- [TASK REQUIREMENTS]
Please return exactly the run of lines that begins with the line containing "Rebuild this chart" and ends with the line containing "Arial, Helvetica, sans-serif';", pictures excluded.

- [ENTRIES SUPPLIED]
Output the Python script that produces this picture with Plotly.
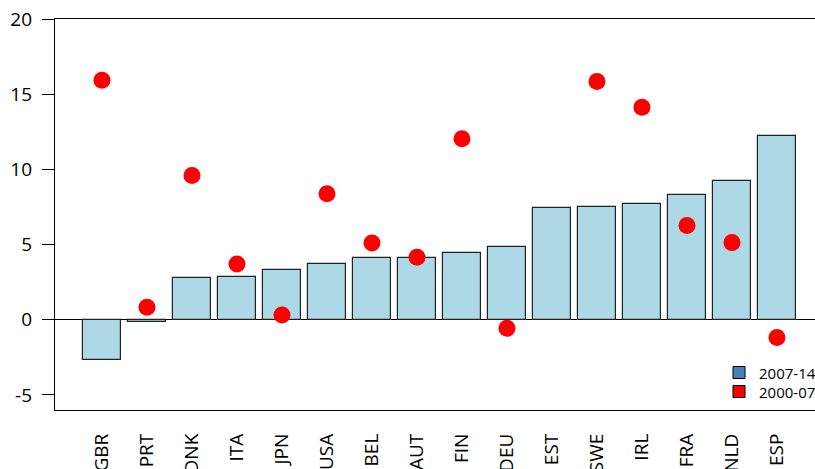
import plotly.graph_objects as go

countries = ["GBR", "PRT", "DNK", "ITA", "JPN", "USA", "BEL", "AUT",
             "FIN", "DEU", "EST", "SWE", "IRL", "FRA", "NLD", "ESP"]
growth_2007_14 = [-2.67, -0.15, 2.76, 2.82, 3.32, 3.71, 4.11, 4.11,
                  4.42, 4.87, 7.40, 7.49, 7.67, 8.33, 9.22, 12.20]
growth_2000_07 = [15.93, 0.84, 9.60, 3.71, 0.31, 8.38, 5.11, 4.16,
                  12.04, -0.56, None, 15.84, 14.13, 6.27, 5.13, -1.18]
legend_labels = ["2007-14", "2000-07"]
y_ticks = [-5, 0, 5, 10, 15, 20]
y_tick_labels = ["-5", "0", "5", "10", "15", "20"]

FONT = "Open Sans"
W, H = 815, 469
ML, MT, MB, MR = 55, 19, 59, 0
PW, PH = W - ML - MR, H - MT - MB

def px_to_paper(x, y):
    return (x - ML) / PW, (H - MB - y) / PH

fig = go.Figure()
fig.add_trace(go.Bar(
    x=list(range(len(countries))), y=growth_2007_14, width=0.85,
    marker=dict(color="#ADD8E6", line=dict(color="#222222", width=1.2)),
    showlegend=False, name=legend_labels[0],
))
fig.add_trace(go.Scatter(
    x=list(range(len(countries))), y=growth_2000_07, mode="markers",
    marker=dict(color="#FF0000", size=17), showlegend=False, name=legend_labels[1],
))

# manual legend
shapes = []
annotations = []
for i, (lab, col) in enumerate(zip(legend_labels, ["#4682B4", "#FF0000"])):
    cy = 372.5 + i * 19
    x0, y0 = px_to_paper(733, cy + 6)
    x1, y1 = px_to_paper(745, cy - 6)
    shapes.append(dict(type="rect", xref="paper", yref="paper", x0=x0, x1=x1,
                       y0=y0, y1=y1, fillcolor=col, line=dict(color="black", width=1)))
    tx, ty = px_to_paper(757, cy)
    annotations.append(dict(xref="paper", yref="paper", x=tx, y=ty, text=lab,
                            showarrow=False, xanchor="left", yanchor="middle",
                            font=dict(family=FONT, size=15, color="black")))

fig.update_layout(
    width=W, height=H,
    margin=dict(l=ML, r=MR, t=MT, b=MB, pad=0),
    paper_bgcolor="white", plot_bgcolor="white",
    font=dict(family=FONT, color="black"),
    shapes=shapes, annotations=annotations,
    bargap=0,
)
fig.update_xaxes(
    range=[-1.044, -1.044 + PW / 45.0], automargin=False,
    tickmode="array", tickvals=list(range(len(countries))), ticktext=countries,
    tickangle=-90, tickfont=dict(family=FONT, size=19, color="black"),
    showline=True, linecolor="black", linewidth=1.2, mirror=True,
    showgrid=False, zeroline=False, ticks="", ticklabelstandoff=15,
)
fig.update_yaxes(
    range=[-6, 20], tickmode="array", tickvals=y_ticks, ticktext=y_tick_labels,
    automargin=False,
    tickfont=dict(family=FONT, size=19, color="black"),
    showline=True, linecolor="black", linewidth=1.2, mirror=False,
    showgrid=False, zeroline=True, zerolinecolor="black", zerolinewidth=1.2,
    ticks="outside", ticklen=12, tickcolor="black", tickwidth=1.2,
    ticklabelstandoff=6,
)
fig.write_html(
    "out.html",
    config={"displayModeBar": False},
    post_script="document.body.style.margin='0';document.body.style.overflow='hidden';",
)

==

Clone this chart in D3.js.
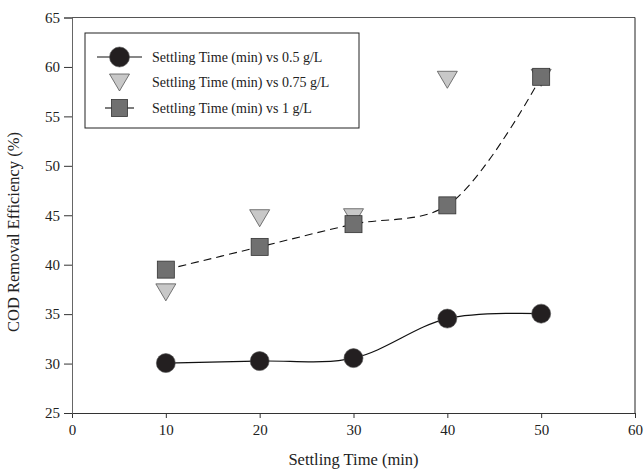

* * *

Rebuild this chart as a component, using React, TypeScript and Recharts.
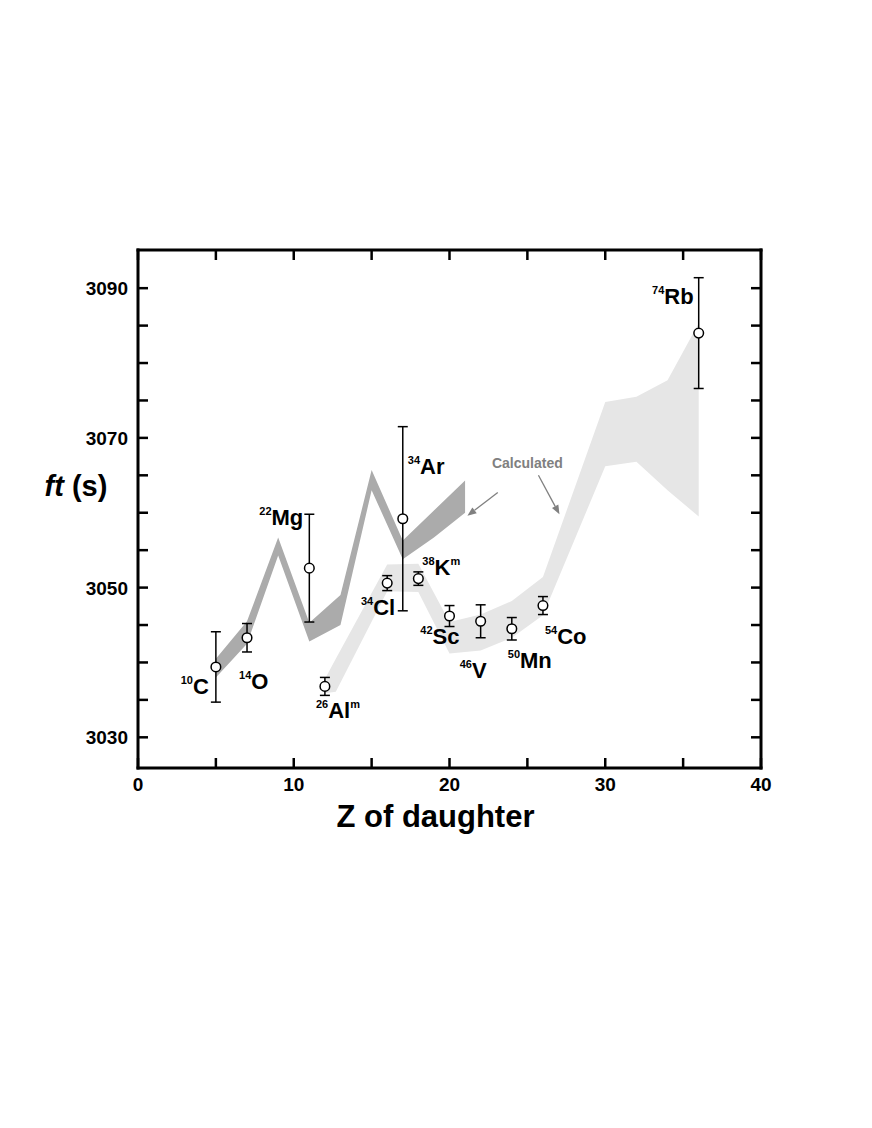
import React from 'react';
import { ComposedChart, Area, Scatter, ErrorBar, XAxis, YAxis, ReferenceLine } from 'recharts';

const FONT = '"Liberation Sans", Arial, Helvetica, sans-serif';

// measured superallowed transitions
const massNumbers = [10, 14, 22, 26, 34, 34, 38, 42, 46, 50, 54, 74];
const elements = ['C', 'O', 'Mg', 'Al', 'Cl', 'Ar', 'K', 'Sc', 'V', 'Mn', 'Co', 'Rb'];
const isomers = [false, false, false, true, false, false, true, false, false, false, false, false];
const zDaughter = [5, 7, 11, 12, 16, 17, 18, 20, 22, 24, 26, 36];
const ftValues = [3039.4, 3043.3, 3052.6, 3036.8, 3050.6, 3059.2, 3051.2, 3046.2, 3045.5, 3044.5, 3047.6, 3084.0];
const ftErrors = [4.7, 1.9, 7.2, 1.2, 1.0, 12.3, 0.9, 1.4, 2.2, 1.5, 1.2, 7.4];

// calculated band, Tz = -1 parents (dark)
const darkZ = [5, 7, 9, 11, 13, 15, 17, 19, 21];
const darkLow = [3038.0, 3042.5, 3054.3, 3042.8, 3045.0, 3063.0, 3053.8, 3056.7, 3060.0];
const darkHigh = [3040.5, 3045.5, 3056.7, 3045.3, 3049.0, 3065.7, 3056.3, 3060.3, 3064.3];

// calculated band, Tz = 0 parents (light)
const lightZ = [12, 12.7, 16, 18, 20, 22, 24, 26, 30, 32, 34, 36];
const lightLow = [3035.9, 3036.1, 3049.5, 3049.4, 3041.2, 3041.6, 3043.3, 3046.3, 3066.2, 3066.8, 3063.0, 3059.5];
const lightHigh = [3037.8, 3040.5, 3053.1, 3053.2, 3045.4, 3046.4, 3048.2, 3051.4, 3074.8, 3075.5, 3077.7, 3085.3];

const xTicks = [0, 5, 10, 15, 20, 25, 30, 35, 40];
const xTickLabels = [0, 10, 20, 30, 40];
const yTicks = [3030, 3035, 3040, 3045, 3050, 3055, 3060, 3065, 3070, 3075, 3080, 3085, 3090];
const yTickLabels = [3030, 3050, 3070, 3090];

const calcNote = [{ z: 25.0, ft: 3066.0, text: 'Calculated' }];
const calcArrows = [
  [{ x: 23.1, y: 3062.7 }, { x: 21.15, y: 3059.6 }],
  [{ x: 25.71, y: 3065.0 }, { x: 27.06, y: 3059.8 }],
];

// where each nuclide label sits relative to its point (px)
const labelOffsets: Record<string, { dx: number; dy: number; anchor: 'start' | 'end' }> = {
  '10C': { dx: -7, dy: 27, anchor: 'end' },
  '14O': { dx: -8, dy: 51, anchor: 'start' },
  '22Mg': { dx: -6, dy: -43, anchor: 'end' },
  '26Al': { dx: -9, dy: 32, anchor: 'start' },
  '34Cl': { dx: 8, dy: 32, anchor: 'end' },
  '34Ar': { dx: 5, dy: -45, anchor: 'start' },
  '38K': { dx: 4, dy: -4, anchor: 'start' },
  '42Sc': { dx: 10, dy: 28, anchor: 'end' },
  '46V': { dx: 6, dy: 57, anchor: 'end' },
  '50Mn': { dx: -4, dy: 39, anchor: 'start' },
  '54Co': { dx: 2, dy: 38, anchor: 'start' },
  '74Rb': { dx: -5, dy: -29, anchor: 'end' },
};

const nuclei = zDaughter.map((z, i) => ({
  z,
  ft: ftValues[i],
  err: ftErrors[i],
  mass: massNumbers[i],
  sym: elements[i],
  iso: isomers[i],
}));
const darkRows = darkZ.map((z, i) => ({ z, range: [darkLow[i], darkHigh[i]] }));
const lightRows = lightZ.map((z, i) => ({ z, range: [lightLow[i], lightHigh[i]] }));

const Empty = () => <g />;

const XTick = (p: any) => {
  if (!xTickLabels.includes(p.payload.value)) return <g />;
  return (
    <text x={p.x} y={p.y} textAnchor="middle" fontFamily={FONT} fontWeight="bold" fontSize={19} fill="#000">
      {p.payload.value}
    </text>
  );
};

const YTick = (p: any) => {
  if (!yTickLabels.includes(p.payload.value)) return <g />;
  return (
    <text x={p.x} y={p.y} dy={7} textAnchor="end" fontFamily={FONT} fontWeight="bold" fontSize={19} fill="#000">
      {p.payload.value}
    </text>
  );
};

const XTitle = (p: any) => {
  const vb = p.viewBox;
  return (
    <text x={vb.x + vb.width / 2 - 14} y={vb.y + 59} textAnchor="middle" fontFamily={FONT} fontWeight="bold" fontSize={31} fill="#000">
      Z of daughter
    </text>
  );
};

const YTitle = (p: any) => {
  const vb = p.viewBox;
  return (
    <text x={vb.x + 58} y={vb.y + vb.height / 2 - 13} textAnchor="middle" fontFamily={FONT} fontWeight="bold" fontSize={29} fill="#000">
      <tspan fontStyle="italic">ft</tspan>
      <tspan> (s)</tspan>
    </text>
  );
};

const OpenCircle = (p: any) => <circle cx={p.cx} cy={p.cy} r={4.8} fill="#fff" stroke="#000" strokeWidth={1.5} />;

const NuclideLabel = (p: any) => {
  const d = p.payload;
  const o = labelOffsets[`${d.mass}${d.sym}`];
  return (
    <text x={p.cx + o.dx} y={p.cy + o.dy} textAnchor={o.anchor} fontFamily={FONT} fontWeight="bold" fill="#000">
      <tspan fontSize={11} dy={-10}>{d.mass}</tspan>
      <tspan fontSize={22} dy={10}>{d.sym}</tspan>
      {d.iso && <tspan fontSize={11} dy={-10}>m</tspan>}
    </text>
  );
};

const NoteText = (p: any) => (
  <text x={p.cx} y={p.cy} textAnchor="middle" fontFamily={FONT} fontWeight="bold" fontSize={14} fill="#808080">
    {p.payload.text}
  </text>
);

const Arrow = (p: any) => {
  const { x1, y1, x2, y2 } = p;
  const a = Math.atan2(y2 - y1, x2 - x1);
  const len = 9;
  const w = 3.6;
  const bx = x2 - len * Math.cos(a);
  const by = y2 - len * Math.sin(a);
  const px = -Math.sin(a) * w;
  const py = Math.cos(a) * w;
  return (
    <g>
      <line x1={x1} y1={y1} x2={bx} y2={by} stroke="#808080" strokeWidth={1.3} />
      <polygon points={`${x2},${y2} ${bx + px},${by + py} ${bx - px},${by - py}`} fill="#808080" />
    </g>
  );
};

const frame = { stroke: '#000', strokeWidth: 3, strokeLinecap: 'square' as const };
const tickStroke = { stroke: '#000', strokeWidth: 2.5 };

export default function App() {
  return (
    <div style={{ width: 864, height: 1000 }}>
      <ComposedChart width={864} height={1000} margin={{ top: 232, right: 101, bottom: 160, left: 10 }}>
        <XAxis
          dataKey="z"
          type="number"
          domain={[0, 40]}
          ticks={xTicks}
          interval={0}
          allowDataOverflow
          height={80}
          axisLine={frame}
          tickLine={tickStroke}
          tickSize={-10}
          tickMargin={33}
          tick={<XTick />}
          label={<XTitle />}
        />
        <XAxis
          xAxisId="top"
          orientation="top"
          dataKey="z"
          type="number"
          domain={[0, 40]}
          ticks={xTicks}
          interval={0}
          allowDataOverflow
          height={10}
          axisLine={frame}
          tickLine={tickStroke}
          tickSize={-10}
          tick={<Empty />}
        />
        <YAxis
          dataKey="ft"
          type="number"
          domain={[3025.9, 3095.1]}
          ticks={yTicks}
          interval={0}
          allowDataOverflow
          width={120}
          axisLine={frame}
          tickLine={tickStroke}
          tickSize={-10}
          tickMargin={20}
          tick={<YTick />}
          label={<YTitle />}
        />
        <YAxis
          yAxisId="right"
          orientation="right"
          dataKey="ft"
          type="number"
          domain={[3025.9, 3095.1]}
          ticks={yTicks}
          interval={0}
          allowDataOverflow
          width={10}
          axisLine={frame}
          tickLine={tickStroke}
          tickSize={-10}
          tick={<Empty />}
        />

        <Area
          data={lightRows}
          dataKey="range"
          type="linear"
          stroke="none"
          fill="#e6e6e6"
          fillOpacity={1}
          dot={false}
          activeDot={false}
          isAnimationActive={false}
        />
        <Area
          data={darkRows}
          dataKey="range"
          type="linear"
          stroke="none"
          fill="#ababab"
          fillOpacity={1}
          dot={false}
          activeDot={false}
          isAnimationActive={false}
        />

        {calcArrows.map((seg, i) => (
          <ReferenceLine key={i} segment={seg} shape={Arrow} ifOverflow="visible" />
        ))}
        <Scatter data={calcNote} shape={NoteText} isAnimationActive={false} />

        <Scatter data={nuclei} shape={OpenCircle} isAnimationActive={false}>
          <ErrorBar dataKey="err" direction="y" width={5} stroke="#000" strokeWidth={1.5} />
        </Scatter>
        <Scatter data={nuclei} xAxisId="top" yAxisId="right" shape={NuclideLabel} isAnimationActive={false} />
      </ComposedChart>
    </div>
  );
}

- [PROBLEM SOLUTION]
Rebuild this chart as a component, using React, TypeScript and Recharts.
import React from 'react';
import { ComposedChart, Area, Scatter, ErrorBar, XAxis, YAxis, ReferenceLine } from 'recharts';

const FONT = '"Liberation Sans", Arial, Helvetica, sans-serif';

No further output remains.